Recent debates have focused on whether DeepSeek’s achievement in generating a new model with comparatively limited resources qualifies as a “Sputnik moment” for Western AI companies. This discussion requires distinguishing between developing an entirely new model and adapting pre-existing models. DeepSeek’s approach exemplifies the latter; their methodology involves refining established large language models rather than constructing a new system from scratch.

/images/20250202-AI-Sputnik.jpeg

DeepSeek asserts that its models are “distilled from DeepSeek-R1” and “based on Llama and Qwen” (as seen in the above screenshot, taken from here). In this context, “distilled” refers to the process of transferring the reasoning patterns from a larger, complex “teacher” model to a smaller “student” model. Given that Llama and Qwen were originally developed by Meta and Alibaba Cloud respectively, the adaptation process employed by DeepSeek requires fewer resources than building an entirely new model: a task typically associated with large technology companies.

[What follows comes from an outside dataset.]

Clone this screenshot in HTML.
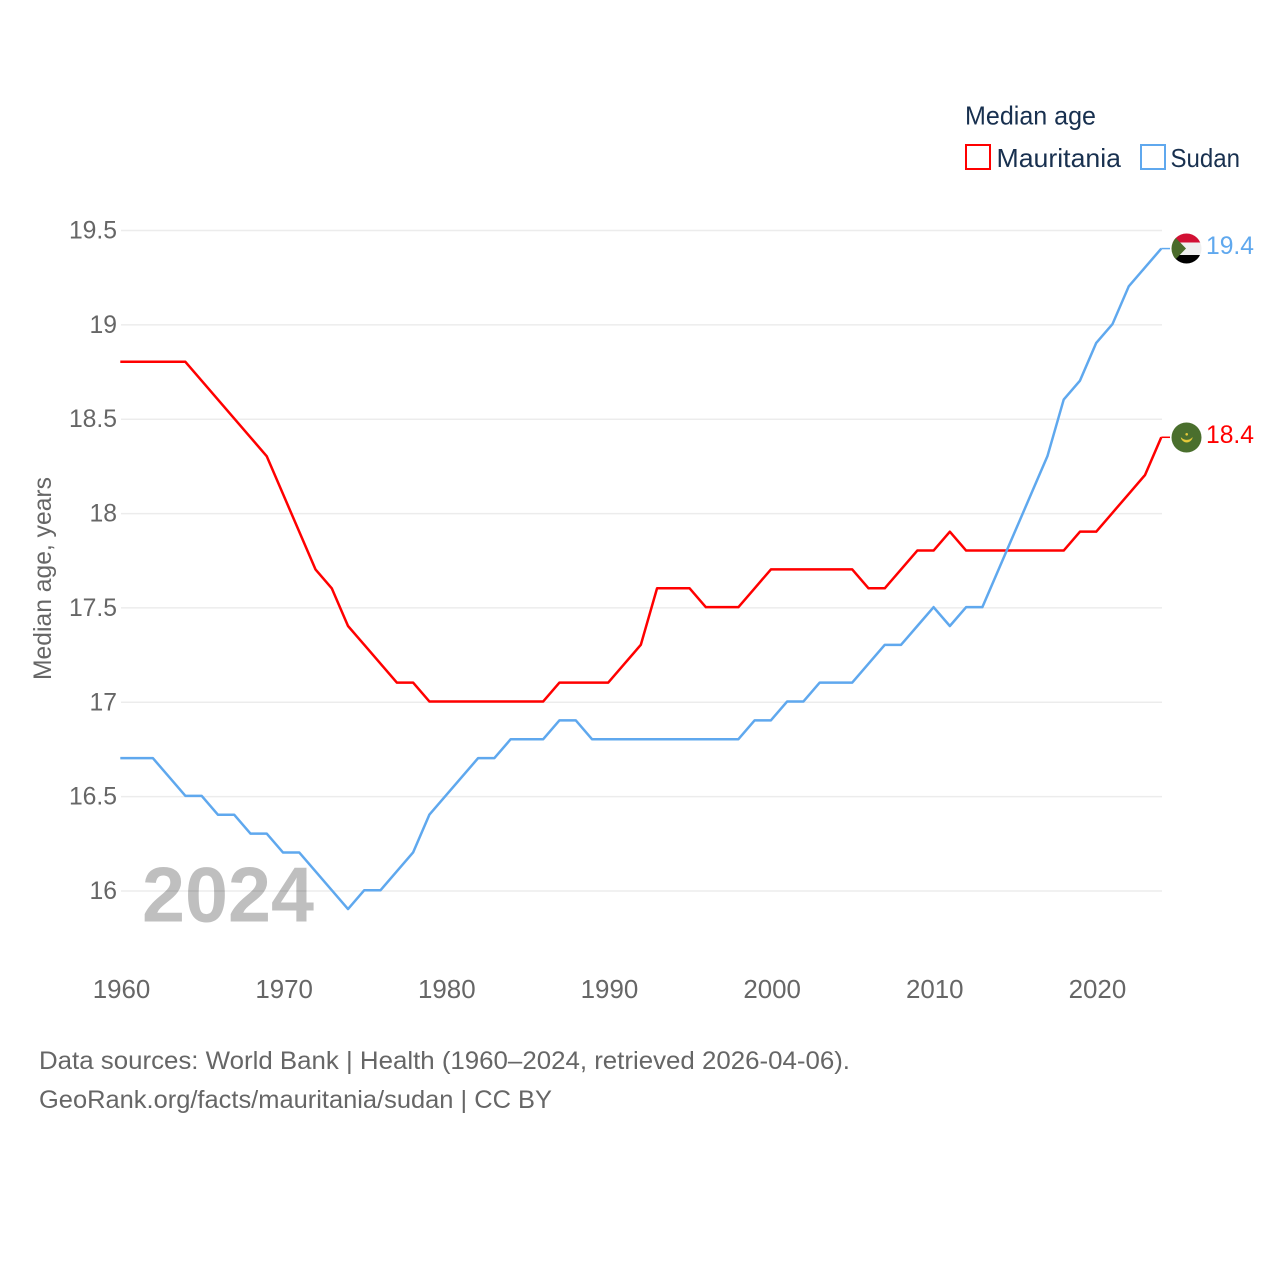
<!DOCTYPE html>
<html>
<head>
<meta charset="utf-8">
<title>Median age: Mauritania and Sudan</title>
<style>
html,body{margin:0;padding:0;background:#fff;}
svg{display:block;font-family:"Liberation Sans",sans-serif;}
</style>
</head>
<body>
<svg id="chart" width="1280" height="1280" viewBox="0 0 1280 1280" xmlns="http://www.w3.org/2000/svg">
  <defs>
    <clipPath id="sudan-clip"><circle cx="1186.5" cy="248.5" r="15"/></clipPath>
  </defs>
  <rect x="0" y="0" width="1280" height="1280" fill="#ffffff"/>
  <text x="142" y="921.5" font-size="78" font-weight="700" fill="#bfbfbf" textLength="172" lengthAdjust="spacingAndGlyphs">2024</text>
  <g id="grid"></g>
  <g id="y-ticks"></g>
  <g id="x-ticks"></g>
  <text transform="translate(51,680) rotate(-90)" font-size="25" fill="#666666" textLength="203" lengthAdjust="spacingAndGlyphs">Median age, years</text>
  <g id="series"></g>

  <g>
    <text x="965" y="124.5" font-size="26" fill="#18304f" textLength="131" lengthAdjust="spacingAndGlyphs">Median age</text>
    <g>
      <rect x="966" y="145" width="24" height="24" fill="none" stroke="#ff0000" stroke-width="2"/>
      <text x="996.5" y="167" font-size="26" fill="#18304f" textLength="124.5" lengthAdjust="spacingAndGlyphs">Mauritania</text>
    </g>
    <g>
      <rect x="1141" y="145" width="24" height="24" fill="none" stroke="#5fa8ee" stroke-width="2"/>
      <text x="1170.5" y="167" font-size="26" fill="#18304f" textLength="69.5" lengthAdjust="spacingAndGlyphs">Sudan</text>
    </g>
  </g>

  <g clip-path="url(#sudan-clip)">
    <rect x="1171" y="233" width="31" height="31" fill="#efefef"/>
    <rect x="1171" y="233" width="31" height="9.5" fill="#d21034"/>
    <rect x="1171" y="255" width="31" height="10" fill="#000000"/>
    <polygon points="1171,233 1186,248.5 1171,264" fill="#4a6b2a"/>
  </g>
  <g>
    <circle cx="1186.5" cy="437.5" r="15" fill="#4a6f2d"/>
    <path d="M1181 437.5 A5.8 5.8 0 0 0 1192.4 437.5 A7.5 7.5 0 0 1 1181 437.5 Z" fill="#e6c93a" stroke="#e6c93a" stroke-width="0.5"/>
    <circle cx="1186.7" cy="434.3" r="1.3" fill="#e6c93a"/>
  </g>
  <text x="1206" y="254" font-size="25" fill="#5fa8ee" textLength="48" lengthAdjust="spacingAndGlyphs">19.4</text>
  <text x="1206" y="443" font-size="25" fill="#ff0000" textLength="48" lengthAdjust="spacingAndGlyphs">18.4</text>

  <text x="39" y="1069" font-size="25" fill="#666666" textLength="811" lengthAdjust="spacingAndGlyphs">Data sources: World Bank | Health (1960–2024, retrieved 2026-04-06).</text>
  <text x="39" y="1108" font-size="25" fill="#666666" textLength="513" lengthAdjust="spacingAndGlyphs">GeoRank.org/facts/mauritania/sudan | CC BY</text>
</svg>
<script>
const startYear = 1960;
const yTickValues = [16, 16.5, 17, 17.5, 18, 18.5, 19, 19.5];
const xTickYears = [1960, 1970, 1980, 1990, 2000, 2010, 2020];
const mauritaniaValues = [18.8,18.8,18.8,18.8,18.8,18.7,18.6,18.5,18.4,18.3,18.1,17.9,17.7,17.6,17.4,17.3,17.2,17.1,17.1,17.0,17.0,17.0,17.0,17.0,17.0,17.0,17.0,17.1,17.1,17.1,17.1,17.2,17.3,17.6,17.6,17.6,17.5,17.5,17.5,17.6,17.7,17.7,17.7,17.7,17.7,17.7,17.6,17.6,17.7,17.8,17.8,17.9,17.8,17.8,17.8,17.8,17.8,17.8,17.8,17.9,17.9,18.0,18.1,18.2,18.4];
const sudanValues = [16.7,16.7,16.7,16.6,16.5,16.5,16.4,16.4,16.3,16.3,16.2,16.2,16.1,16.0,15.9,16.0,16.0,16.1,16.2,16.4,16.5,16.6,16.7,16.7,16.8,16.8,16.8,16.9,16.9,16.8,16.8,16.8,16.8,16.8,16.8,16.8,16.8,16.8,16.8,16.9,16.9,17.0,17.0,17.1,17.1,17.1,17.2,17.3,17.3,17.4,17.5,17.4,17.5,17.5,17.7,17.9,18.1,18.3,18.6,18.7,18.9,19.0,19.2,19.3,19.4];

const NS = 'http://www.w3.org/2000/svg';
const xOf = year => 121 + (year - 1960) * (1162 - 121) / 64;
const yOf = v => 891 - (v - 16) * (891 - 230.5) / 3.5;
const gridGroup = document.getElementById('grid');
const yTickGroup = document.getElementById('y-ticks');
const xTickGroup = document.getElementById('x-ticks');
const seriesGroup = document.getElementById('series');

yTickValues.forEach(v => {
  const line = document.createElementNS(NS, 'line');
  
  
  line.setAttribute('x1', 121);
  line.setAttribute('x2', 1162);
  line.setAttribute('y1', yOf(v));
  line.setAttribute('y2', yOf(v));
  line.setAttribute('stroke', 'rgba(0,0,0,0.075)');
  line.setAttribute('stroke-width', '1.5');
  gridGroup.appendChild(line);

  const label = document.createElementNS(NS, 'text');
  
  
  label.setAttribute('x', 117);
  label.setAttribute('y', yOf(v) + 8);
  label.setAttribute('text-anchor', 'end');
  label.setAttribute('font-size', '24.7');
  label.setAttribute('fill', '#666666');
  label.textContent = String(v);
  yTickGroup.appendChild(label);
});

xTickYears.forEach(year => {
  const label = document.createElementNS(NS, 'text');
  
  
  label.setAttribute('x', xOf(year) + 0.5);
  label.setAttribute('y', 998);
  label.setAttribute('text-anchor', 'middle');
  label.setAttribute('font-size', '25.9');
  label.setAttribute('fill', '#666666');
  label.textContent = String(year);
  xTickGroup.appendChild(label);
});

function drawSeries(values, color, name) {
  const points = values.map((v, i) => (xOf(startYear + i) - 0.7).toFixed(2) + ',' + (yOf(v) - 0.8).toFixed(2));
  const lastY = yOf(values[values.length - 1]) - 0.8;
  const line = document.createElementNS(NS, 'polyline');
  
  
  line.setAttribute('points', points.join(' '));
  line.setAttribute('fill', 'none');
  line.setAttribute('stroke', color);
  line.setAttribute('stroke-width', '2.5');
  line.setAttribute('stroke-linejoin', 'round');
  seriesGroup.appendChild(line);

  const connector = document.createElementNS(NS, 'line');
  
  
  connector.setAttribute('x1', xOf(startYear + values.length - 1) - 0.7);
  connector.setAttribute('x2', 1170);
  connector.setAttribute('y1', lastY);
  connector.setAttribute('y2', lastY);
  connector.setAttribute('stroke', color);
  connector.setAttribute('stroke-width', '1.5');
  seriesGroup.appendChild(connector);
}

drawSeries(mauritaniaValues, '#ff0000', 'mauritania');
drawSeries(sudanValues, '#5fa8ee', 'sudan');
</script>
</body>
</html>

If DeepSeek had developed an entirely new model, the achievement would align with current achievements and would not necessarily represent a breakthrough. However, by developing a new model, based on existing models and distilled from a third model, this may be a “Sputnik moment.” Microsoft’s CEO Satya Nadella commented that DeepSeek “has had some real innovations”.

Further empirical analysis is required as additional technical details emerge, particularly from independent investigations by entities such as researchers at Hugging Face.

This case illustrates that organizations can, through adaptation and distillation, develop specialized models optimized for targeted applications at a fraction of the cost of larger, more complex models.